Miscellaneous material for your mid-week reading.
- John Cassidy makes the case to call the U.S.' war on poverty a success - pointing out that there has been a meaningful reduction in poverty over the past 50 years connected almost entirely to government programs. But lest that be taken as an indication that there's no need to do more, Jared Bernstein points out that if economic growth had been distributed as it was in the postwar boom, poverty would have been eradicated by the mid-1980s - rather than persisting among tens of millions of Americans today as inequality has grown.
- Which is to say there's nothing but reason for skepticism when trickle-down policies are sold as a boost for workers rather than an attack on them. And Martin Regg Cohn notes that Tim Hudak's latest message represents a particularly laughable rendition of the same old hymn.
- In contrast, Ontario's Health Providers Against Poverty suggest that a minimum wage hike to $14 could do wonders both for the working poor in particular, and social development in general.
- Josh Eidelson looks at the story behind Freedom Industries' massive West Virginia chemical spill - with a complete lack of either planning or enforced regulation featuring prominently. And Tom Warne-Smith discusses how the TPP figures to result in yet more corporate attacks on any attempt to protect the environment.

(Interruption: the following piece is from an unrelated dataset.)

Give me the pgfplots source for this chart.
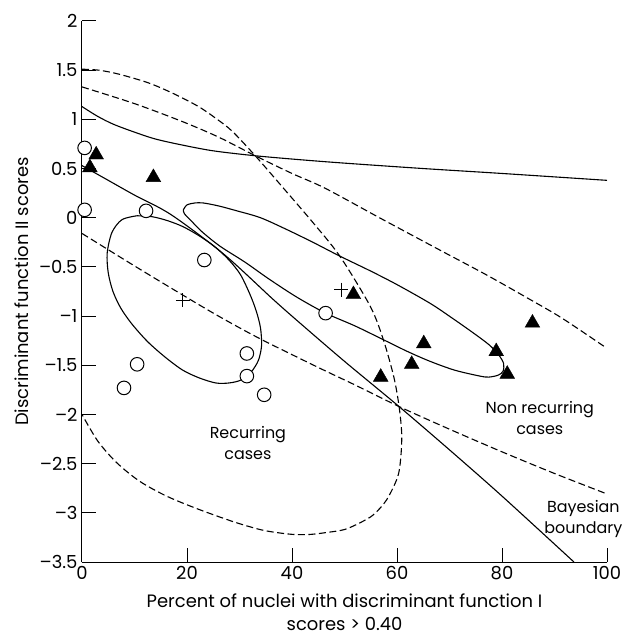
\documentclass[border=0pt]{standalone}
\usepackage{fontspec}
\setmainfont{Poppins}
\usepackage{pgfplots}
\pgfplotsset{compat=1.18}

\begin{document}
\begin{tikzpicture}
\path[use as bounding box] (-82bp,-77bp) rectangle (542bp,562bp);
\begin{axis}[
    at={(0,0)}, anchor=south west,
    scale only axis, width=525bp, height=541bp,
    xmin=0, xmax=100, ymin=-3.5, ymax=2,
    axis lines=left, axis line style={-, line width=1bp},
    tick align=inside, major tick length=14bp,
    tick style={black, line width=1bp},
    xtick={0,20,40,60,80,100},
    ytick={-3.5,-3,-2.5,-2,-1.5,-1,-0.5,0,0.5,1,1.5,2},
    xticklabels={0,20,40,60,80,100},
    yticklabels={–3.5,–3,–2.5,–2,–1.5,–1,–0.5,0,0.5,1,1.5,2},
    /pgf/number format/assume math mode=true,
    ticklabel style={font=\fontsize{18}{20}\selectfont},
    yticklabel style={xshift=-1bp},
    xticklabel style={yshift=-1bp},
    xlabel={Percent of nuclei with discriminant function I\\scores > 0.40},
    ylabel={Discriminant function II scores},
    label style={font=\fontsize{18}{23}\selectfont, align=center},
    xlabel style={at={(axis description cs:0.5,-0.1275)}, anchor=south, inner sep=0pt},
    ylabel style={at={(axis description cs:-0.1143,0.5)}, anchor=center},
    clip=false,
]
% upper solid curve
\addplot[smooth, line width=1.1bp] coordinates {
(0,1.13) (3,1.03) (6,0.95) (10,0.87) (14,0.80) (19,0.74) (25,0.68) (33,0.63)
(41.5,0.59) (50,0.555) (65,0.50) (80,0.45) (100,0.38)};
% upper dashed line
\addplot[smooth, line width=1.1bp, dash pattern=on 7bp off 3.5bp] coordinates {
(0,1.33) (10,1.16) (19,0.98) (26,0.82) (33,0.63) (40,0.45) (46.3,0.30) (57,-0.01)
(68.2,-0.33) (77,-0.58) (85.3,-0.83) (91.4,-1.02) (99.5,-1.31)};
% large dashed ellipse
\addplot[smooth, line width=1.1bp, dash pattern=on 7bp off 3.5bp] coordinates {
(0,1.51) (3.2,1.50) (7,1.46) (12.7,1.37) (17.5,1.26) (22.2,1.13) (25.5,1.01)
(28.6,0.88) (33,0.63) (38.7,0.28) (44,-0.05) (49.1,-0.39) (54.9,-0.90)
(57.4,-1.24) (59.4,-1.62) (60.4,-1.92) (60.9,-2.2) (60.7,-2.45) (60.1,-2.64)
(58,-2.87) (55.5,-3.02) (53,-3.10) (50,-3.17) (46.6,-3.20) (43.4,-3.22)
(40.3,-3.22) (37,-3.20) (33.9,-3.17) (28.8,-3.09) (22,-2.96) (16.1,-2.83)
(11,-2.68) (6.6,-2.49) (3,-2.27) (0,-2.0)};
% long solid line
\addplot[smooth, line width=1.1bp] coordinates {
(0,0.53) (5,0.38) (10,0.23) (17,0.03) (27,-0.37) (36.4,-0.83) (41.5,-1.07)
(50,-1.46) (60.4,-1.92) (70,-2.36) (80,-2.83) (93.7,-3.5)};
% lower dashed line
\addplot[smooth, line width=1.1bp, dash pattern=on 7bp off 3.5bp] coordinates {
(0,-0.16) (10,-0.49) (19,-0.78) (26,-1.0) (33.9,-1.23) (45.3,-1.53) (52,-1.70)
(60.4,-1.92) (70,-2.15) (80,-2.38) (90,-2.60) (99.6,-2.80)};
% recurring ellipse
\addplot[smooth, line width=1.1bp] coordinates {
(10.5,0.02) (7.6,-0.02) (5.7,-0.15) (4.8,-0.36) (5.0,-0.56) (5.9,-0.75)
(7.4,-0.92) (9.5,-1.08) (12.5,-1.26) (15.9,-1.42) (19.2,-1.55) (22.4,-1.63)
(25.5,-1.68) (28.0,-1.68) (30.3,-1.65) (32.2,-1.57) (33.6,-1.45) (34.2,-1.30)
(34.0,-1.12) (33.2,-0.95) (32.0,-0.78) (30.2,-0.58) (28.0,-0.43) (25.2,-0.29)
(22.2,-0.18) (19.2,-0.09) (16.3,-0.03) (13.4,0.01) (10.5,0.02)};
% non recurring ellipse
\addplot[smooth, line width=1.1bp] coordinates {
(19.3,0.08) (20.0,0.13) (21.5,0.15) (23.1,0.15) (26,0.12) (29.5,0.07) (34,0.0)
(39,-0.12) (44,-0.25) (49.1,-0.39) (54.9,-0.54) (60,-0.68) (66.3,-0.87)
(70.5,-1.02) (74.5,-1.17) (77.5,-1.29) (79.3,-1.39) (80.3,-1.48) (80.2,-1.56)
(79.3,-1.60) (77.5,-1.62) (75.8,-1.61) (71,-1.55) (66.3,-1.46) (62,-1.36)
(57.4,-1.24) (52,-1.10) (46.4,-0.97) (41,-0.81) (35.8,-0.63) (31,-0.45)
(26.3,-0.29) (22.8,-0.14) (20.6,-0.02) (19.5,0.04) (19.3,0.08)};
% recurring cases
\addplot[only marks, mark=*, mark size=6.8bp, mark options={draw=black, fill=white, line width=1bp}] coordinates {
(0.5,0.71) (0.5,0.08) (12.2,0.07) (23.3,-0.43) (46.4,-0.97) (31.4,-1.38)
(31.4,-1.61) (34.7,-1.80) (10.5,-1.49) (8.0,-1.73)};
% non recurring cases
\addplot[only marks, mark=triangle*, mark size=8.5bp, mark options={draw=black, fill=black}] coordinates {
(2.7,0.64) (1.5,0.51) (13.6,0.41) (51.7,-0.78) (85.8,-1.07) (65.1,-1.28)
(78.9,-1.36) (62.8,-1.49) (56.9,-1.62) (81.0,-1.59)};
% centroids
\addplot[only marks, mark=+, mark size=7bp, mark options={draw=black, line width=1bp}] coordinates {
(19.2,-0.84) (49.4,-0.73)};
\node[align=center, font=\fontsize{16}{21}\selectfont] at (axis cs:31.6,-2.29) {Recurring\\cases};
\node[align=center, font=\fontsize{16}{21}\selectfont] at (axis cs:87.2,-2.04) {Non recurring\\cases};
\node[align=center, font=\fontsize{16}{21}\selectfont] at (axis cs:95.5,-3.06) {Bayesian\\boundary};
\end{axis}
\end{tikzpicture}
\end{document}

- Meanwhile, Frances Russell highlights the multiple layers of wishful thinking - involving both oil prices and the effectiveness of unproven remediation techniques - being relied on by the tar sands to shrug off environmental concerns. Don Braid questions why Alberta still hasn't put together a serious greenhouse gas emission reduction plan of its own to fill the vacuum left by the Cons. And James Munson comments on the Cons' gag order imposed on the Canadian International Institute for Extractive Industry Development as a condition of federal funding.